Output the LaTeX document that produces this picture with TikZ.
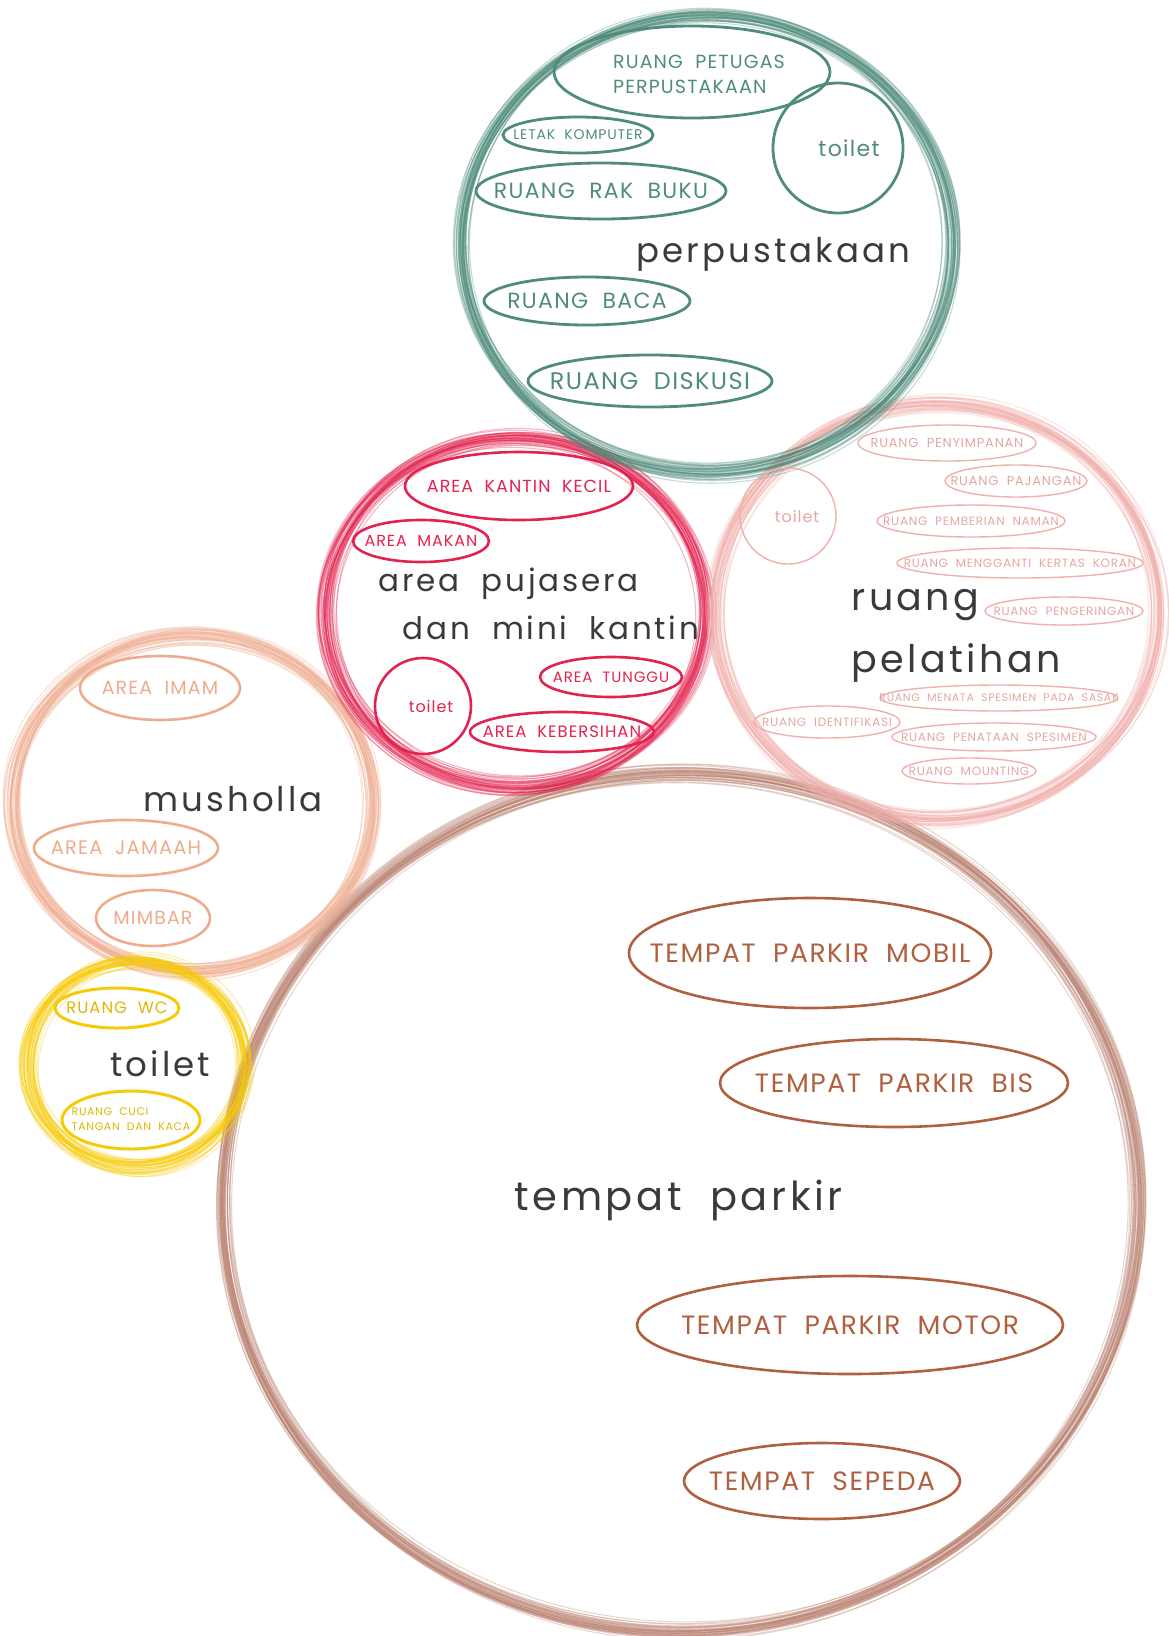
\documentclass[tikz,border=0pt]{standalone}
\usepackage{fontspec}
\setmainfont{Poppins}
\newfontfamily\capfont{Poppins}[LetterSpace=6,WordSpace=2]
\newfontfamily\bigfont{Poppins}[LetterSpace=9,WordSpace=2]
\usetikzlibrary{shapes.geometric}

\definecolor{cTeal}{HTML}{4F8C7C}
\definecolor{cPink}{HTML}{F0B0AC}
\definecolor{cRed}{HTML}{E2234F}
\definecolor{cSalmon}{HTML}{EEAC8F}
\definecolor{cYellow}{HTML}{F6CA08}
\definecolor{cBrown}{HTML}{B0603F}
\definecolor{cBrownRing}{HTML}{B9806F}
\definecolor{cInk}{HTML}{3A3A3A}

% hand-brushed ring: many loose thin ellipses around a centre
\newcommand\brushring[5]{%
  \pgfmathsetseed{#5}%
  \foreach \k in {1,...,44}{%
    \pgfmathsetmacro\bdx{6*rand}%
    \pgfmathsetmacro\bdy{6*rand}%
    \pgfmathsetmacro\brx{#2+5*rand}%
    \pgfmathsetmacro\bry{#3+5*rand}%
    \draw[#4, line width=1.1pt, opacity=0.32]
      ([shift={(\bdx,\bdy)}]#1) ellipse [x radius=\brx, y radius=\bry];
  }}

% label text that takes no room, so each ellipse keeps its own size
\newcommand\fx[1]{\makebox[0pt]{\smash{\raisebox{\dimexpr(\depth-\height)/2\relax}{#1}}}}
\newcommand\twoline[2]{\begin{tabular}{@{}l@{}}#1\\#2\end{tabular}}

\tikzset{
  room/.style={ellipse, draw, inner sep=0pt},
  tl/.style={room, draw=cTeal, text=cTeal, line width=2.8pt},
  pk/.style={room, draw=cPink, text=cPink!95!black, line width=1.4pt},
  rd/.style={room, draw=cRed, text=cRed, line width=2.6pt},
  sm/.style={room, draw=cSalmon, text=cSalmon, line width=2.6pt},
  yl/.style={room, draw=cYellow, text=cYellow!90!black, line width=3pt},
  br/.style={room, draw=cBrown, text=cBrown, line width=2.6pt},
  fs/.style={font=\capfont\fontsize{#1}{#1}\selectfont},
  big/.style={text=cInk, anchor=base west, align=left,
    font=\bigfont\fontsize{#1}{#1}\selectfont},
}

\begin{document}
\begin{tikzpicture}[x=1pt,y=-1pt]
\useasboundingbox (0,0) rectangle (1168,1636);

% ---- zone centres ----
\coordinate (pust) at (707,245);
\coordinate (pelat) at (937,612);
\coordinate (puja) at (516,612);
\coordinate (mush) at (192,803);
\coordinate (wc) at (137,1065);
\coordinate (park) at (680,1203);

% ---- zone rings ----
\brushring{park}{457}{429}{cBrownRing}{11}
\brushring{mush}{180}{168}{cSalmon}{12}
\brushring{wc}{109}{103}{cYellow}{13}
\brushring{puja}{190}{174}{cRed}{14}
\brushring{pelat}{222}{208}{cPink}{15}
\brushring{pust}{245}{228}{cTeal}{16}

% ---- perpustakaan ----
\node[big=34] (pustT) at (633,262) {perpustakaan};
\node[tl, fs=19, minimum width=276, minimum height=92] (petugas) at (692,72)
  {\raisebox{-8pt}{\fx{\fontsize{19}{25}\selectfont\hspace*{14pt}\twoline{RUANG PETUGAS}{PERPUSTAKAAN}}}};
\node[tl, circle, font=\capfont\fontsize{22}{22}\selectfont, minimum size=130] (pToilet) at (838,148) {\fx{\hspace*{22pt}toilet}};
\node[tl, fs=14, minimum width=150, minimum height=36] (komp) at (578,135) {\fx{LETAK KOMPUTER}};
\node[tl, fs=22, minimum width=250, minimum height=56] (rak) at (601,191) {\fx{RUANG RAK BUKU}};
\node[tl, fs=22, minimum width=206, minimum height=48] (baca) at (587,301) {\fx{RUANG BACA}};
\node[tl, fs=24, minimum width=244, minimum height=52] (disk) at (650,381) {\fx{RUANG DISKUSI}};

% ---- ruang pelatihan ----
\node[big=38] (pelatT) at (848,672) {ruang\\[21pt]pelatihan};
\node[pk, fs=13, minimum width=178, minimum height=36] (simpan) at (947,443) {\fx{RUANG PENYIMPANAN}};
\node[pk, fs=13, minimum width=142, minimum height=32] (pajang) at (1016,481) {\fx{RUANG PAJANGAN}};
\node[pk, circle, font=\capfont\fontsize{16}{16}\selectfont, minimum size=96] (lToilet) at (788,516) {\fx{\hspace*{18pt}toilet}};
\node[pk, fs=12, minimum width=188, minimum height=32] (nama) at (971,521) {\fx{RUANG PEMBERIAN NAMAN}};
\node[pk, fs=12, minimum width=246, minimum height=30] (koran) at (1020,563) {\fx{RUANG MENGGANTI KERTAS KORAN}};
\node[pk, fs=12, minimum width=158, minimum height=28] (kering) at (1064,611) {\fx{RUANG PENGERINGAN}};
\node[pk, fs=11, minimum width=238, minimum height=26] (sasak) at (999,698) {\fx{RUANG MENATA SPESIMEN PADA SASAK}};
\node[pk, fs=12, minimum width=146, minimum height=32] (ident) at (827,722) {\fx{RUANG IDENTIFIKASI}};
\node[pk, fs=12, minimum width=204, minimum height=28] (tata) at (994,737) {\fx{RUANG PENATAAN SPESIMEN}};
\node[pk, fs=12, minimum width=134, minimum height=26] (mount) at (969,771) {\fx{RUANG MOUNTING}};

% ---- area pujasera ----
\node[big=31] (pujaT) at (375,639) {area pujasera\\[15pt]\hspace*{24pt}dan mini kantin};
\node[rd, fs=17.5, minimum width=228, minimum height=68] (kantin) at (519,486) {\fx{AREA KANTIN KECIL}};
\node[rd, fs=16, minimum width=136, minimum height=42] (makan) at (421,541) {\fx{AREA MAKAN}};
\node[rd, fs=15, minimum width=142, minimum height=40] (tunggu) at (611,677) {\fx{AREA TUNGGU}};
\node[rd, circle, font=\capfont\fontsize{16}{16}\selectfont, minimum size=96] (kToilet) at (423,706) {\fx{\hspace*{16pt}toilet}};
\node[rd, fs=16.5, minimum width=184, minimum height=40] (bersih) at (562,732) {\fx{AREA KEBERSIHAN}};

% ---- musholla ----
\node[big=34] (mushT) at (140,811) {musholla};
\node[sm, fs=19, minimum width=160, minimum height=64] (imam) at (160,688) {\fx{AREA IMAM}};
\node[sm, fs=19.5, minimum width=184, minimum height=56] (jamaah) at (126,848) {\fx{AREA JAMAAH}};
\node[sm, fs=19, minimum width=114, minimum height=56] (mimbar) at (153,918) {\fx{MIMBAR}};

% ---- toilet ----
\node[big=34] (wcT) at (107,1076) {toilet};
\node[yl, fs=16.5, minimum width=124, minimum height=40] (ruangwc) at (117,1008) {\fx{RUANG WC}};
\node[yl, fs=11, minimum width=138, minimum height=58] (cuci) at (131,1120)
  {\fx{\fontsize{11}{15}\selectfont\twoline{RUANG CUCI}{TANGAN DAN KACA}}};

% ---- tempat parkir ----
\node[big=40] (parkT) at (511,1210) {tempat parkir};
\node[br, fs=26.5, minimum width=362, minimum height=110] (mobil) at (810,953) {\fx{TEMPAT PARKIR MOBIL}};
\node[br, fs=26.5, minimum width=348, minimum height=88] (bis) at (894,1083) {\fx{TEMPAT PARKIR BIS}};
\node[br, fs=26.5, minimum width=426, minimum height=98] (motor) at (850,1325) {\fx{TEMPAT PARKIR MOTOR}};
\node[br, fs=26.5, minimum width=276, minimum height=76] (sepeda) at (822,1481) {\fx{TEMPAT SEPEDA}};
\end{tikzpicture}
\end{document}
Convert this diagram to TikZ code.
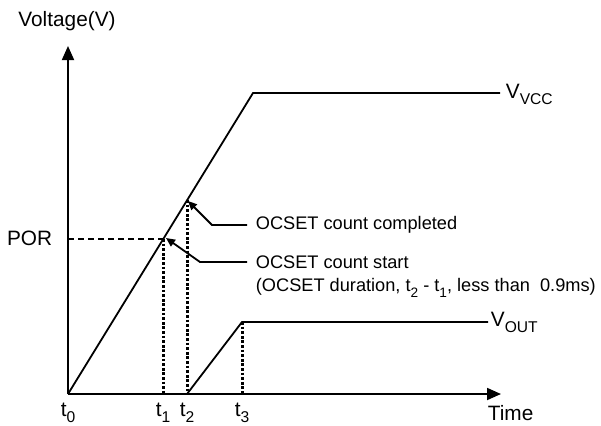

**Exercise description**
Only lines with the word "this" are wanted, so copy each one from the records.

**Solution to the exercise**
Output the LaTeX document that produces this picture with TikZ.
Convert this diagram to TikZ code.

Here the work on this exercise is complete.